Why is failure detection the hard part of leader election?

Over an asynchronous network, a leader that is slow is indistinguishable from a leader that is dead. A long garbage-collection pause, a VM live-migration freeze, or a congested link all produce the same silence as a crash. This is the shadow of the FLP impossibility result: with no bound on message delay you cannot perfectly tell crashed from slow. Every real system therefore picks a timeout, which is a deliberate bet that trades faster recovery against the risk of declaring a healthy-but-slow leader dead.

Does winning the election mean the new leader has the latest data?

Only because the protocol forces it. The election mechanism by itself does not guarantee it. Raft refuses to vote for a candidate whose log is less up-to-date than the voter's, which guarantees the winner already holds every committed entry.
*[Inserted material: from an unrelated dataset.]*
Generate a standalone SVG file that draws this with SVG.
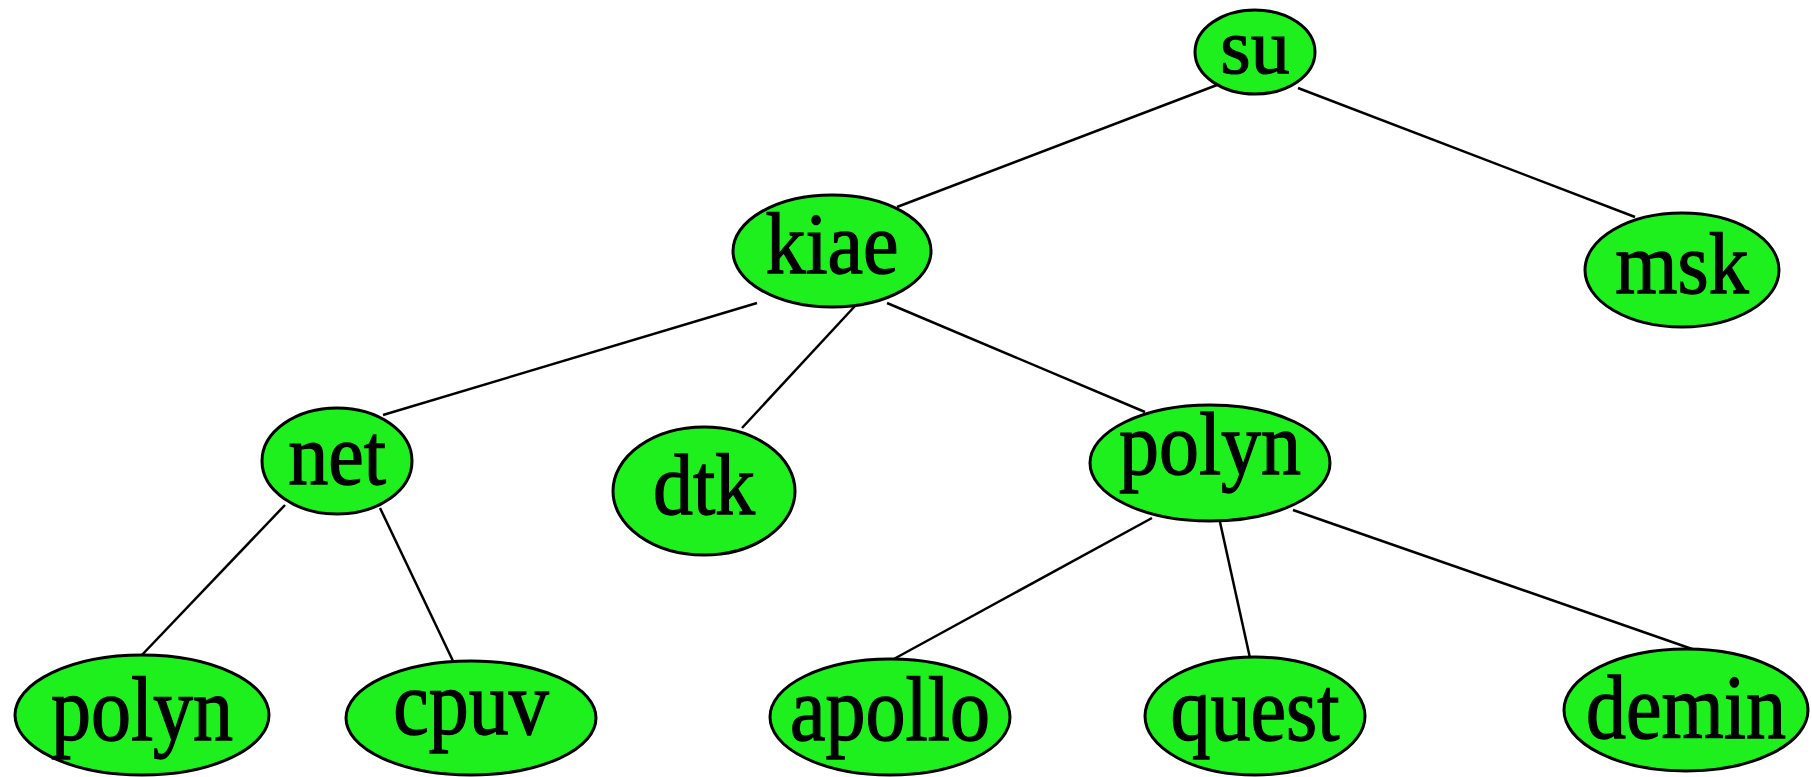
<svg xmlns="http://www.w3.org/2000/svg" width="1812" height="777" viewBox="0 0 1812 777">
<style>
.n ellipse{fill:#1ef01e;stroke:#000;stroke-width:3}
.n text{font-family:"Liberation Serif","Times New Roman",serif;font-size:80px;fill:#000;stroke:#000;stroke-width:1.2;text-anchor:middle}
.e line{stroke:#000;stroke-width:2.5}
</style>
<rect width="1812" height="777" fill="#fff"/>
<g class="e" id="edges">
<line x1="1217" y1="85" x2="897" y2="207"/>
<line x1="1298" y1="88" x2="1635" y2="217"/>
<line x1="757" y1="303" x2="383" y2="415"/>
<line x1="855" y1="306" x2="742" y2="428"/>
<line x1="887" y1="303" x2="1145" y2="412"/>
<line x1="285" y1="505" x2="140" y2="657"/>
<line x1="380" y1="508" x2="453" y2="661"/>
<line x1="1152" y1="518" x2="892" y2="660"/>
<line x1="1220" y1="522" x2="1250" y2="658"/>
<line x1="1293" y1="510" x2="1695" y2="650"/>
</g>
<g class="n" id="su"><ellipse cx="1255" cy="52" rx="60" ry="42"/><text x="1255" y="73" style="font-size:78px">su</text></g>
<g class="n" id="kiae"><ellipse cx="832" cy="251" rx="99" ry="56"/><text transform="translate(832,273) scale(1,1.08)">kiae</text></g>
<g class="n" id="msk"><ellipse cx="1682" cy="270" rx="97" ry="57"/><text transform="translate(1682,293) scale(1,1.08)">msk</text></g>
<g class="n" id="net"><ellipse cx="337" cy="461" rx="75" ry="53"/><text transform="translate(337,484) scale(1,1.08)">net</text></g>
<g class="n" id="dtk"><ellipse cx="704" cy="491" rx="91" ry="64"/><text transform="translate(704,514) scale(1,1.08)">dtk</text></g>
<g class="n" id="polyn1"><ellipse cx="1210" cy="463" rx="120" ry="58"/><text transform="translate(1210,474) scale(1,1.1)">polyn</text></g>
<g class="n" id="polyn2"><ellipse cx="142" cy="715" rx="127" ry="60"/><text transform="translate(142,740) scale(1,1.13)">polyn</text></g>
<g class="n" id="cpuv"><ellipse cx="471" cy="718" rx="125" ry="57"/><text transform="translate(471,734) scale(1,1.13)">cpuv</text></g>
<g class="n" id="apollo"><ellipse cx="890" cy="717" rx="120" ry="58"/><text transform="translate(890,740) scale(1,1.13)">apollo</text></g>
<g class="n" id="quest"><ellipse cx="1255" cy="716" rx="110" ry="59"/><text transform="translate(1255,740) scale(1,1.13)">quest</text></g>
<g class="n" id="demin"><ellipse cx="1686" cy="710" rx="122" ry="61"/><text transform="translate(1686,738) scale(1,1.13)">demin</text></g>
</svg>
ZooKeeper's own recipe warns that being the node with the smallest sequence number does not prove that node knows it is the leader, and recommends a separate acknowledgment step. Zab spends a whole synchronization phase catching the new primary up before it serves traffic.

Is the bully algorithm used in real production systems?

Rarely in the core of anything serious. The bully algorithm (highest ID wins) and the ring algorithm are the textbook baseline, and they assume reliable failure detection and synchronous messaging, which is exactly what breaks in production. Modern systems run consensus-backed election instead: etcd uses Raft, ZooKeeper uses Zab, and applications that do not want to run consensus themselves outsource the whole problem to a lock service like ZooKeeper, etcd, or Chubby.